A personal trainer recomenda que algumas de suas alunas iniciem os exercícios em casa e só depois migrem para uma academia, para irem se ambientando aos poucos.
Ela explica que as aulas em domicílio podem até ajudar, mas apenas um local estruturado terá todos os aparelhos necessários para executar os exercícios de maneira completa.
“Estou trazendo para elas esse começo em casa, mas com foco para entrar numa academia e para tirar esse bloqueio da cabeça delas. Até porque não faz muito sentido isso”, diz Bianca.
“A academia é justamente um local onde você vai para para melhorar o condicionamento físico, não ser julgado pelo seu peso.”
Terapia e visibilidade
Bianca conta que faz terapia para manter a saúde mental em dia para lidar com tanta agressividade e diz que faz questão de responder aos comentários de quem desconfia que uma mulher acima do peso pode ser personal trainer.

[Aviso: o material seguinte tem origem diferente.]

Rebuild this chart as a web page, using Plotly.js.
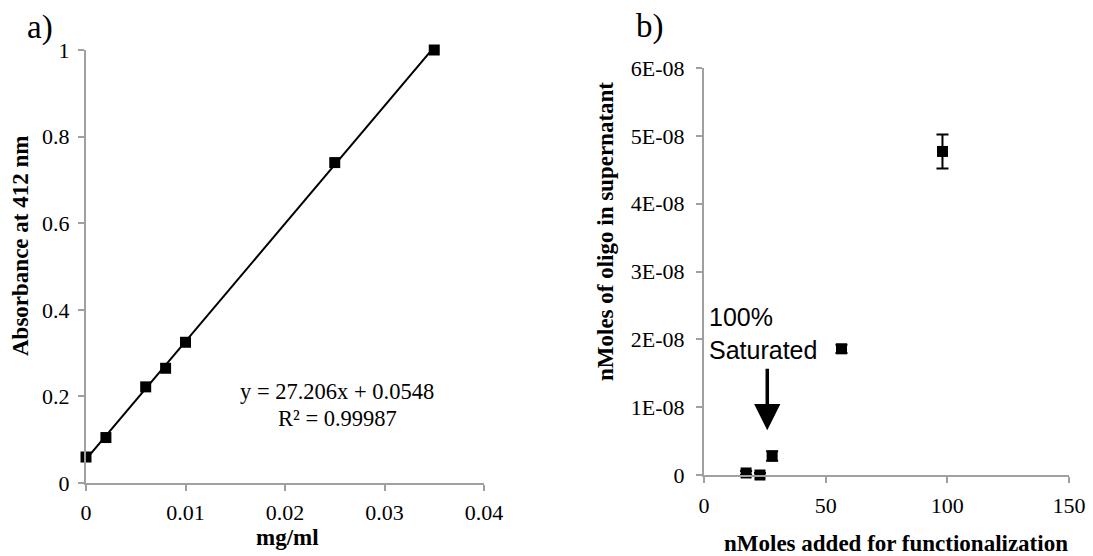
<!DOCTYPE html>
<html>
<head>
<meta charset="utf-8">
<script src="https://cdn.plot.ly/plotly-3.0.1.min.js"></script>
<style>html,body{margin:0;padding:0;background:#fff;}#chart{width:1093px;height:556px;}</style>
</head>
<body>
<div id="chart"></div>
<script>
// Panel a: calibration
const concA = [0, 0.002, 0.006, 0.008, 0.010, 0.025, 0.035];
const absA = [0.060, 0.105, 0.222, 0.265, 0.325, 0.740, 1.0];
const fitSlope = 27.206;
const fitIntercept = 0.0548;
const fitLabel = ["y = 27.206x + 0.0548", "R² = 0.99987"];
const xTicksA = [0, 0.01, 0.02, 0.03, 0.04];
const xTickTextA = ["0", "0.01", "0.02", "0.03", "0.04"];
const yTicksA = [0, 0.2, 0.4, 0.6, 0.8, 1];
const yTickTextA = ["0", "0.2", "0.4", "0.6", "0.8", "1"];

// Panel b: supernatant
const addedB = [17.3, 23.0, 28.0, 56.5, 98.0];
const superB = [0.3e-9, 0, 2.8e-9, 1.86e-8, 4.77e-8];
const errB = [0.3e-9, 0.3e-9, 0.7e-9, 0.6e-9, 2.5e-9];
const xTicksB = [0, 50, 100, 150];
const yTicksB = [0, 1e-8, 2e-8, 3e-8, 4e-8, 5e-8, 6e-8];
const yTickTextB = ["0", "1E-08", "2E-08", "3E-08", "4E-08", "5E-08", "6E-08"];
const arrowX = 26;
const arrowFrom = 1.59e-8;
const arrowTo = 0.66e-8;

const serif = "Liberation Serif";
const sans = "Liberation Sans";
const W = 1093, H = 556;
const px = v => v / W;
const py = v => 1 - v / H;

const fitX = [Math.min(...concA), Math.max(...concA)];
const fitY = fitX.map(x => fitSlope * x + fitIntercept);

const traces = [
  {x: fitX, y: fitY, mode: 'lines', line: {color: '#000', width: 2}, xaxis: 'x', yaxis: 'y', hoverinfo: 'skip', cliponaxis: false},
  {x: concA, y: absA, mode: 'markers', marker: {symbol: 'square', size: 11, color: '#000'}, xaxis: 'x', yaxis: 'y', cliponaxis: false},
  {x: addedB, y: superB, mode: 'markers', marker: {symbol: 'square', size: 11, color: '#000'},
   error_y: {type: 'data', array: errB, visible: true, color: '#000', thickness: 2, width: 6},
   xaxis: 'x2', yaxis: 'y2', cliponaxis: false}
];

function ax(extra) {
  return Object.assign({
    showgrid: false, zeroline: false, showline: true, linecolor: '#a0a0a0', linewidth: 2,
    ticks: 'outside', ticklen: 6, tickwidth: 2, tickcolor: '#a0a0a0',
    tickfont: {family: serif, size: 22, color: '#000'}, fixedrange: true, automargin: false
  }, extra);
}

function ann(text, x, y, size, extra) {
  return Object.assign({text: text, xref: 'paper', yref: 'paper', x: px(x), y: py(y),
    xanchor: 'center', yanchor: 'middle', showarrow: false,
    font: {family: serif, size: size, color: '#000'}}, extra || {});
}

const layout = {
  width: W, height: H, margin: {l: 0, r: 0, t: 0, b: 0, autoexpand: false},
  font: {family: serif, size: 22, color: '#000'},
  paper_bgcolor: '#fff', plot_bgcolor: 'rgba(0,0,0,0)', showlegend: false,
  xaxis: ax({domain: [px(86), px(484)], range: [0, 0.04], tickvals: xTicksA, ticktext: xTickTextA, anchor: 'y', ticklabelstandoff: 3}),
  yaxis: ax({domain: [py(483), py(50)], range: [0, 1], tickvals: yTicksA, ticktext: yTickTextA, anchor: 'x', ticklabelstandoff: 4}),
  xaxis2: ax({domain: [px(704), px(1069)], range: [0, 150], tickvals: xTicksB, ticktext: xTicksB.map(String), anchor: 'y2', ticklabelstandoff: 4}),
  yaxis2: ax({domain: [py(475), py(68)], range: [0, 6e-8], tickvals: yTicksB, ticktext: yTickTextB, anchor: 'x2', ticklabelstandoff: 7}),
  annotations: [
    ann('a)', 40, 27, 33),
    ann('b)', 650, 26, 33),
    ann('<b>Absorbance at 412 nm</b>', 20, 246, 23, {textangle: -90}),
    ann('<b>mg/ml</b>', 287, 537, 23),
    ann('<b>nMoles of oligo in supernatant</b>', 605, 232, 23, {textangle: -90}),
    ann('<b>nMoles added for functionalization</b>', 896, 543, 23),
    ann(fitLabel[0], 337, 392, 22.5),
    ann(fitLabel[1], 337, 418, 22.5),
    ann('100%<br>Saturated', 707, 333, 25, {xanchor: 'left', align: 'left', font: {family: sans, size: 25, color: '#000'}}),
    {text: '', xref: 'x2', yref: 'y2', x: arrowX, y: arrowTo, axref: 'x2', ayref: 'y2', ax: arrowX, ay: arrowFrom,
     showarrow: true, arrowhead: 2, arrowsize: 1.5, arrowwidth: 3.5, arrowcolor: '#000', standoff: 0}
  ]
};

Plotly.newPlot('chart', traces, layout, {displayModeBar: false, staticPlot: true});
</script>
</body>
</html>
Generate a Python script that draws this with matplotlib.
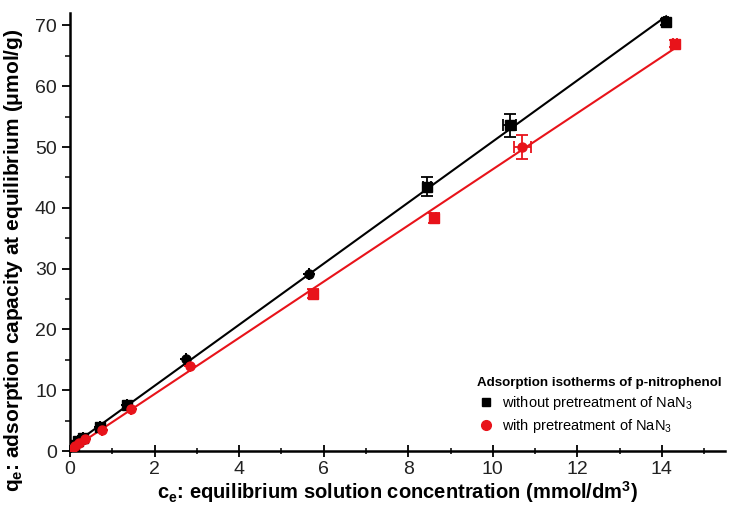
import numpy as np
import matplotlib
matplotlib.use('Agg')
import matplotlib.pyplot as plt
from matplotlib.ticker import MultipleLocator
from matplotlib.lines import Line2D

plt.rcParams['font.family'] = ['Liberation Sans', 'DejaVu Sans']
plt.rcParams['mathtext.default'] = 'regular'

# without pretreatment of NaN3
ce_a = [0.05, 0.1, 0.2, 0.3, 0.7, 1.35, 2.75, 5.65, 8.45, 10.4, 14.1]
qe_a = [0.5, 1.0, 1.6, 2.2, 3.9, 7.5, 15.2, 29.2, 43.5, 53.6, 70.6]
xerr_a = [0, 0, 0, 0, 0, 0, 0, 0, 0.1, 0.15, 0.05]
yerr_a = [0, 0, 0, 0, 0, 0, 0, 0, 1.5, 1.9, 0.5]
mk_a = ['s', 's', 's', 's', 's', 's', 'o', 'o', 's', 's', 's']

# with pretreatment of NaN3
ce_b = [0.05, 0.12, 0.22, 0.35, 0.75, 1.45, 2.85, 5.75, 8.6, 10.7, 14.3]
qe_b = [0.3, 0.8, 1.3, 2.0, 3.5, 7.0, 14.0, 25.9, 38.3, 50.0, 67.0]
xerr_b = [0, 0, 0, 0, 0, 0, 0, 0, 0.05, 0.2, 0.05]
yerr_b = [0, 0, 0, 0, 0, 0, 0, 0.8, 0.8, 1.9, 0.6]
mk_b = ['o', 'o', 'o', 'o', 'o', 'o', 'o', 's', 's', 'o', 's']

red = '#e8131a'

fig = plt.figure(figsize=(7.29, 5.08), dpi=100)
ax = fig.add_axes([0.096, 0.112, 0.899, 0.862])

for ce, qe, xe, ye, mk, col in [(ce_a, qe_a, xerr_a, yerr_a, mk_a, 'black'),
                                (ce_b, qe_b, xerr_b, yerr_b, mk_b, red)]:
    k, b = np.polyfit(ce, qe, 1)
    xs = np.array([0, max(ce)])
    ax.plot(xs, k * xs + b, color=col, lw=1.5, zorder=2)
    ax.errorbar(ce, qe, xerr=xe, yerr=ye, fmt='none', ecolor=col,
                elinewidth=1.3, capsize=4, capthick=1.3, zorder=3)
    for x, y, m in zip(ce, qe, mk):
        ax.plot(x, y, marker=m, color=col, ms=6.5, ls='none', zorder=4)

ax.set_xlim(0, 15.5)
ax.set_ylim(0, 72)
ax.xaxis.set_major_locator(MultipleLocator(2))
ax.xaxis.set_minor_locator(MultipleLocator(1))
ax.yaxis.set_major_locator(MultipleLocator(10))
ax.yaxis.set_minor_locator(MultipleLocator(5))

for s in ['top', 'right']:
    ax.spines[s].set_visible(False)
for s in ['left', 'bottom']:
    ax.spines[s].set_linewidth(1.8)

ax.tick_params(axis='x', which='major', direction='inout', length=8, width=1.3, labelsize=14, pad=3)
ax.tick_params(axis='x', which='minor', direction='inout', length=5, width=1.1)
ax.tick_params(axis='y', which='major', direction='out', length=6, width=1.3, labelsize=14)
ax.tick_params(axis='y', which='minor', direction='out', length=3.5, width=1.1)
for lab in ax.get_xticklabels() + ax.get_yticklabels():
    lab.set_color('#222222')

ax.set_xlabel('c$_e$: equilibrium solution concentration (mmol/dm$^3$)',
              fontsize=14.5, fontweight='bold', labelpad=1)
ax.set_ylabel('q$_e$: adsorption capacity at equilibrium (\u03bcmol/g)',
              fontsize=15, fontweight='bold')
ax.yaxis.set_label_coords(-0.068, 0.435)

handles = [Line2D([], [], marker='s', color='black', ls='none', ms=6),
           Line2D([], [], marker='o', color=red, ls='none', ms=7)]
leg = fig.legend(handles, ['without pretreatment of NaN$_3$', 'with pretreatment of NaN$_3$'],
                 title='Adsorption isotherms of p-nitrophenol', loc='upper left',
                 bbox_to_anchor=(0.655, 0.258), frameon=False, fontsize=10.5,
                 borderpad=0, borderaxespad=0,
                 handletextpad=0.5, handlelength=1.2, labelspacing=0.35)
leg.get_title().set_fontweight('bold')
leg.get_title().set_fontsize(9.6)
leg._legend_box.align = 'left'

fig.savefig('out.png', dpi=100)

Ela usou em suas redes sociais o exemplo da judoca brasileira Beatriz Souza, medalhista de ouro na Olimpíada de Paris neste ano, para dizer que a conquista dela pode incentivar outras pessoas.
“Que sua vitória motive muitas outras a buscar uma vida mais saudável e ativa. Obrigado por nos mostrar que o impossível é apenas uma questão de perspectiva”, escreveu em um post.
“Eu não sei quem inventou esse padrão de falar qual o certo. Porque o certo é você estar bem consigo mesma. O certo, entre aspas, ou o padrão é você ser feliz”, diz Bianca.
“O padrão é você ser saudável para você ter uma vida leve, boa, porque quem é feliz, quem está bem, não enche o saco de terceiros.”
A personal diz que os ataques acabam dando mais visibilidade para ela. “Estou tirando proveito disso para alcançar o meu propósito de alcançar mais mulheres que se identificaram comigo e estão vindo me pedir ajuda para lidar com seus problemas.”
Alvo de tantas críticas e debates, Bianca Martins diz que apenas não quer ser julgada por sua aparência.
“Eu sei do meu potencial. Se você quer emagrecer, eu consigo te ajudar. Se você quer ganhar massa, eu posso também. Eu sempre estudei muito para que a minha aparência não seja algo que leve as pessoas a desconfiarem do meu trabalho”.